We got to this hotel by taking the train to the metro Agnese Annibaliano Station. The hotel was around 10 minutes walk from the metro. Go out via the escalator. Walk straight on. After crossing the road in front of you, go left past a permanently closed convenience store. After 8 minutes or so turn right onto Via Gradisca. Staff at the hotel spoke good English and were very pleasant and friendly. Check in was quick and efficient. We were given free city maps and a room key each. Our room was clean and comfortable. We had 2 free bottles of water each day. Tea and coffee making facilities were provided in the room and replaced daily. The room had a room safe but it didn't work, so we left valuables in a safe deposit box at reception. We did not eat breakfast at the hotel. The hotel provided free WiFi which worked well. Computers and printers were available downstairs. There were plenty of good restaurants in the area around the hotel. There was also a supermarket near the metro, walking away from the hotel direction. Near here we visited Villa Torlonia,­ former residence of Mussolini, which we enjoyed. There was also a nearby church, catacombs and interesting architectural district which we did not have time to see. The area the hotel was located in was interesting, uncrowded and peaceful. I would happily stay here again. It is easy to get into Rome's main tourist sights from here via metro. You are already on line B and can go straight to the Colosseum or Circus Maximus Stations. Unique Qualities: Nice quiet neighbourhood with uncrowded sights and good restaurants.

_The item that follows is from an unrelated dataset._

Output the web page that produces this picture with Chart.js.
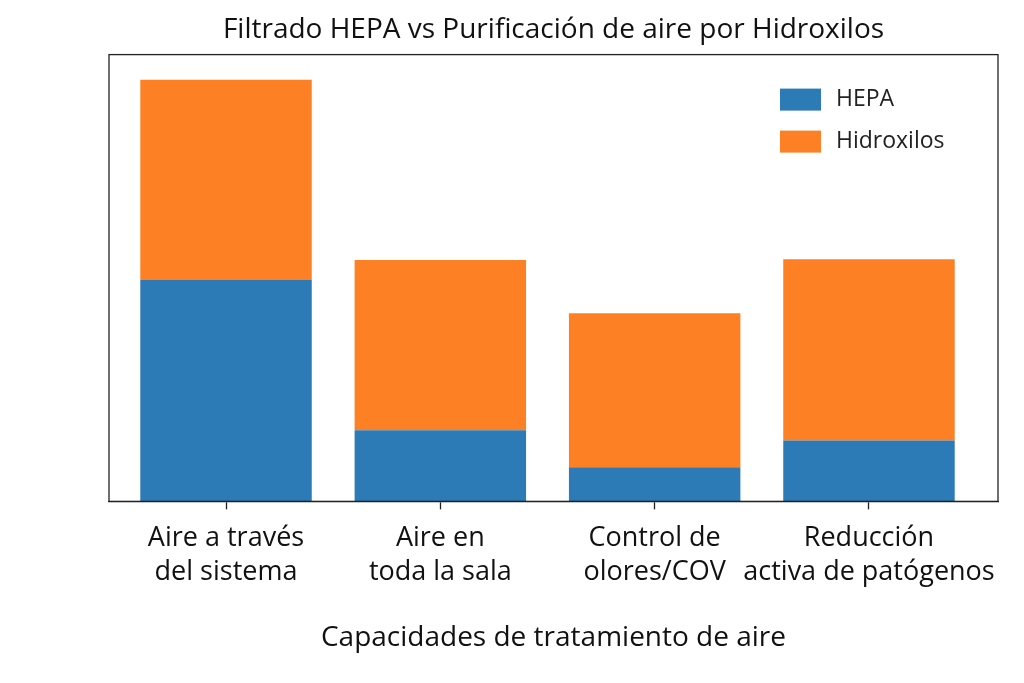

Best Western Blu Hotel: Friendly hotel.

We stayed in this hotel for 2 nights. To get there we took the metro to Tiburtina Station. Exit the station at the bus station, walk straight ahead towards the main road, go left on a road across the train lines. When you reach the houses past the station, cross the road and go straight down past the self service restaurant. Be careful, you run out of pavement for a while. The hotel is on the right hand side about 15 minutes walk from the station. You can also get here on bus 409 from the station. It is the 4th stop. The hotel staff were very pleasant, helpful and friendly. They spoke good English. Check in was quick and efficient. We were given a map of the area. Our room was clean, quiet and comfortable. We had 4 bottles of water in the fridge but they cost 2.5 Euro each. They were cheaper from the machine downstairs. We had a room safe. Kettles were available on request. We had our own so did not bother. Breakfast was very good. It consisted of coffee from a self­-service machine or freshly made on request, tea, juices, water, bacon, scrambled egg, boiled egg, toast, bread, rolls, cheese, cold meat, salad, cereal, yoghurt and cakes. I was very impressed. Getting into the centre was easy from Tiburtina. The only thing was the walk to the station was not so nice ­ busy roads, lots of traffic, but then there was always the bus. Check out was quick and efficient and they stored our bags for us, too. Free WiFi with good connectivity was provided. I would stay here again. Oh, there were some restaurants near the hotel and one in the hotel but we did not try them.